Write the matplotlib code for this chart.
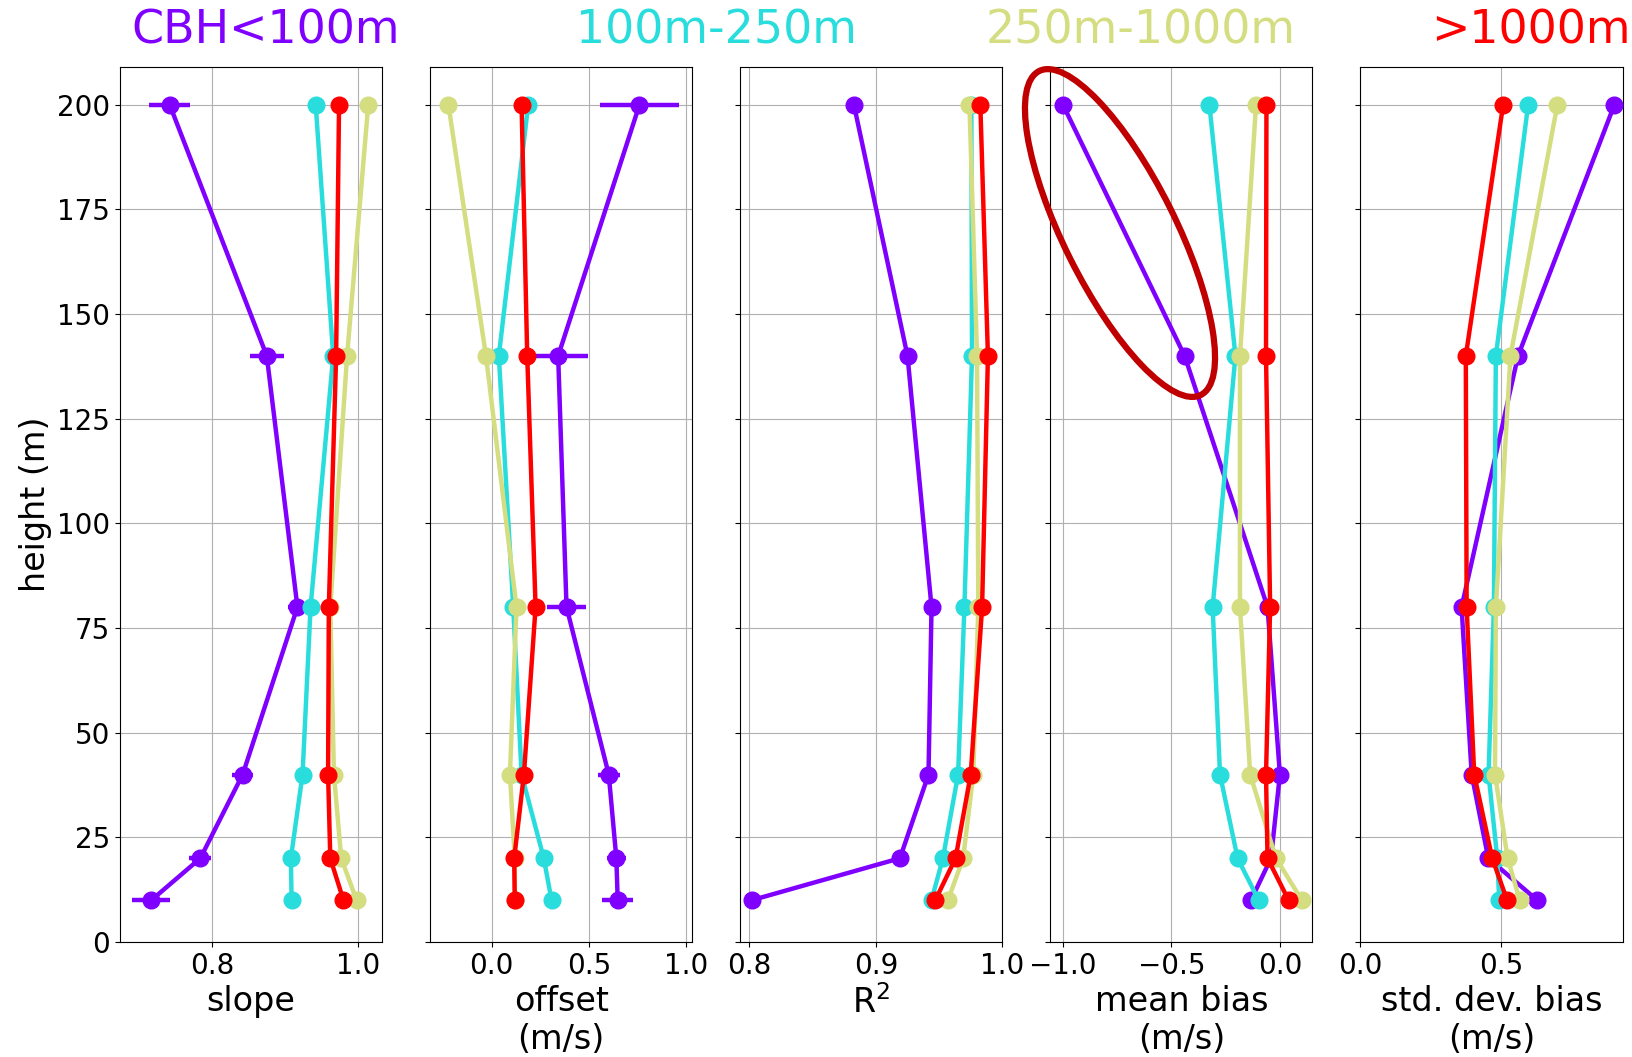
import numpy as np
import matplotlib
matplotlib.use("Agg")
import matplotlib.pyplot as plt
from matplotlib.patches import Ellipse

# heights of the measurement levels (m)
height = [10, 20, 40, 80, 140, 200]

# cloud base height classes
classes = ["CBH<100m", "100m-250m", "250m-1000m", ">1000m"]
colors = [plt.cm.rainbow(v) for v in np.linspace(0, 1, 4)]

# slope
slope = [
    [0.717, 0.784, 0.842, 0.917, 0.875, 0.742],
    [0.909, 0.908, 0.924, 0.935, 0.966, 0.942],
    [0.998, 0.977, 0.967, 0.962, 0.985, 1.014],
    [0.980, 0.962, 0.959, 0.960, 0.970, 0.974],
]
slope_err = [0.026, 0.015, 0.014, 0.013, 0.023, 0.028]

# offset (m/s)
offset = [
    [0.648, 0.641, 0.602, 0.385, 0.342, 0.760],
    [0.308, 0.268, 0.154, 0.111, 0.037, 0.188],
    [0.119, 0.119, 0.094, 0.128, -0.029, -0.222],
    [0.119, 0.116, 0.166, 0.226, 0.183, 0.154],
]
offset_err = [0.079, 0.05, 0.057, 0.099, 0.154, 0.203]

# R^2
r2 = [
    [0.802, 0.919, 0.9416, 0.944, 0.925, 0.8826],
    [0.944, 0.953, 0.965, 0.970, 0.976, 0.9755],
    [0.957, 0.969, 0.977, 0.981, 0.980, 0.974],
    [0.947, 0.963, 0.975, 0.984, 0.9886, 0.9826],
]

# mean bias (m/s)
mean_bias = [
    [-0.133, -0.041, 0.0, -0.057, -0.439, -1.0],
    [-0.098, -0.195, -0.276, -0.310, -0.205, -0.325],
    [0.101, -0.018, -0.137, -0.184, -0.184, -0.110],
    [0.040, -0.057, -0.064, -0.045, -0.064, -0.062],
]

# std. dev. bias (m/s)
std_bias = [
    [0.629, 0.455, 0.396, 0.360, 0.561, 0.904],
    [0.494, 0.487, 0.456, 0.475, 0.482, 0.597],
    [0.567, 0.524, 0.479, 0.482, 0.534, 0.701],
    [0.522, 0.469, 0.405, 0.378, 0.375, 0.508],
]

panels = [slope, offset, r2, mean_bias, std_bias]
errs = [slope_err, offset_err, None, None, None]
xlabels = ["slope", "offset\n(m/s)", "R$^2$", "mean bias\n(m/s)", "std. dev. bias\n(m/s)"]
xticks = [[0.8, 1.0], [0.0, 0.5, 1.0], [0.8, 0.9, 1.0], [-1.0, -0.5, 0.0], [0.0, 0.5]]
xlims = [(0.674, 1.033), (-0.316, 1.031), (0.7927, 1.0), (-1.058, 0.150), (0.0, 0.933)]

fig = plt.figure(figsize=(16.33, 10.57), dpi=100)

left, bottom, w, h, gap = 0.0735, 0.1088, 0.1605, 0.8278, 0.0294
axes = []
for i in range(5):
    ax = fig.add_axes([left + i * (w + gap), bottom, w, h],
                      sharey=axes[0] if axes else None)
    axes.append(ax)

for i, ax in enumerate(axes):
    data = panels[i]
    for k in range(4):
        if k == 0 and errs[i] is not None:
            ax.errorbar(data[k], height, xerr=errs[i], color=colors[k],
                        marker='o', markersize=12, linewidth=3.2,
                        elinewidth=3.2, capsize=0, zorder=3 + k)
        else:
            ax.plot(data[k], height, color=colors[k], marker='o',
                    markersize=12, linewidth=3.2, zorder=3 + k)
    ax.set_xlim(xlims[i])
    ax.set_xticks(xticks[i])
    ax.set_xlabel(xlabels[i], fontsize=24)
    ax.tick_params(labelsize=20)
    ax.grid(True, color='#b0b0b0', linewidth=0.8)
    ax.set_axisbelow(True)
    if i > 0:
        plt.setp(ax.get_yticklabels(), visible=False)

axes[0].set_ylim(0, 209)
axes[0].set_yticks(np.arange(0, 201, 25))
axes[0].set_ylabel("height (m)", fontsize=24)

# class titles on top
title_x = [266, 716, 1141, 1531]
for k in range(4):
    fig.text(title_x[k] / 1633, 0.971, classes[k], color=colors[k],
             fontsize=33, ha='center', va='center')

# red ellipse highlighting the CBH<100m mean bias at upper levels
ell = Ellipse((11.20, 8.24), 3.62, 1.12, angle=-63.5, fill=False,
              edgecolor='#c00000', linewidth=4.5,
              transform=fig.dpi_scale_trans, zorder=10)
fig.add_artist(ell)

fig.savefig("out.png", dpi=100)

» **Exercise**
All of the material above is to be copied exactly, except for its images.

» **Exercise solution**
Write the matplotlib code for this chart.
import numpy as np
import matplotlib
matplotlib.use("Agg")
import matplotlib.pyplot as plt
from matplotlib.patches import Ellipse

# heights of the measurement levels (m)
height = [10, 20, 40, 80, 140, 200]

# cloud base height classes
classes = ["CBH<100m", "100m-250m", "250m-1000m", ">1000m"]
colors = [plt.cm.rainbow(v) for v in np.linspace(0, 1, 4)]

# slope
slope = [
    [0.717, 0.784, 0.842, 0.917, 0.875, 0.742],
    [0.909, 0.908, 0.924, 0.935, 0.966, 0.942],
    [0.998, 0.977, 0.967, 0.962, 0.985, 1.014],
    [0.980, 0.962, 0.959, 0.960, 0.970, 0.974],
]
slope_err = [0.026, 0.015, 0.014, 0.013, 0.023, 0.028]

# offset (m/s)
offset = [
    [0.648, 0.641, 0.602, 0.385, 0.342, 0.760],
    [0.308, 0.268, 0.154, 0.111, 0.037, 0.188],
    [0.119, 0.119, 0.094, 0.128, -0.029, -0.222],
    [0.119, 0.116, 0.166, 0.226, 0.183, 0.154],
]
offset_err = [0.079, 0.05, 0.057, 0.099, 0.154, 0.203]

# R^2
r2 = [
    [0.802, 0.919, 0.9416, 0.944, 0.925, 0.8826],
    [0.944, 0.953, 0.965, 0.970, 0.976, 0.9755],
    [0.957, 0.969, 0.977, 0.981, 0.980, 0.974],
    [0.947, 0.963, 0.975, 0.984, 0.9886, 0.9826],
]

# mean bias (m/s)
mean_bias = [
    [-0.133, -0.041, 0.0, -0.057, -0.439, -1.0],
    [-0.098, -0.195, -0.276, -0.310, -0.205, -0.325],
    [0.101, -0.018, -0.137, -0.184, -0.184, -0.110],
    [0.040, -0.057, -0.064, -0.045, -0.064, -0.062],
]

# std. dev. bias (m/s)
std_bias = [
    [0.629, 0.455, 0.396, 0.360, 0.561, 0.904],
    [0.494, 0.487, 0.456, 0.475, 0.482, 0.597],
    [0.567, 0.524, 0.479, 0.482, 0.534, 0.701],
    [0.522, 0.469, 0.405, 0.378, 0.375, 0.508],
]

panels = [slope, offset, r2, mean_bias, std_bias]
errs = [slope_err, offset_err, None, None, None]
xlabels = ["slope", "offset\n(m/s)", "R$^2$", "mean bias\n(m/s)", "std. dev. bias\n(m/s)"]
xticks = [[0.8, 1.0], [0.0, 0.5, 1.0], [0.8, 0.9, 1.0], [-1.0, -0.5, 0.0], [0.0, 0.5]]
xlims = [(0.674, 1.033), (-0.316, 1.031), (0.7927, 1.0), (-1.058, 0.150), (0.0, 0.933)]

fig = plt.figure(figsize=(16.33, 10.57), dpi=100)

left, bottom, w, h, gap = 0.0735, 0.1088, 0.1605, 0.8278, 0.0294
axes = []
for i in range(5):
    ax = fig.add_axes([left + i * (w + gap), bottom, w, h],
                      sharey=axes[0] if axes else None)
    axes.append(ax)

for i, ax in enumerate(axes):
    data = panels[i]
    for k in range(4):
        if k == 0 and errs[i] is not None:
            ax.errorbar(data[k], height, xerr=errs[i], color=colors[k],
                        marker='o', markersize=12, linewidth=3.2,
                        elinewidth=3.2, capsize=0, zorder=3 + k)
        else:
            ax.plot(data[k], height, color=colors[k], marker='o',
                    markersize=12, linewidth=3.2, zorder=3 + k)
    ax.set_xlim(xlims[i])
    ax.set_xticks(xticks[i])
    ax.set_xlabel(xlabels[i], fontsize=24)
    ax.tick_params(labelsize=20)
    ax.grid(True, color='#b0b0b0', linewidth=0.8)
    ax.set_axisbelow(True)
    if i > 0:
        plt.setp(ax.get_yticklabels(), visible=False)

axes[0].set_ylim(0, 209)
axes[0].set_yticks(np.arange(0, 201, 25))
axes[0].set_ylabel("height (m)", fontsize=24)

# class titles on top
title_x = [266, 716, 1141, 1531]
for k in range(4):
    fig.text(title_x[k] / 1633, 0.971, classes[k], color=colors[k],
             fontsize=33, ha='center', va='center')

# red ellipse highlighting the CBH<100m mean bias at upper levels
ell = Ellipse((11.20, 8.24), 3.62, 1.12, angle=-63.5, fill=False,
              edgecolor='#c00000', linewidth=4.5,
              transform=fig.dpi_scale_trans, zorder=10)
fig.add_artist(ell)

fig.savefig("out.png", dpi=100)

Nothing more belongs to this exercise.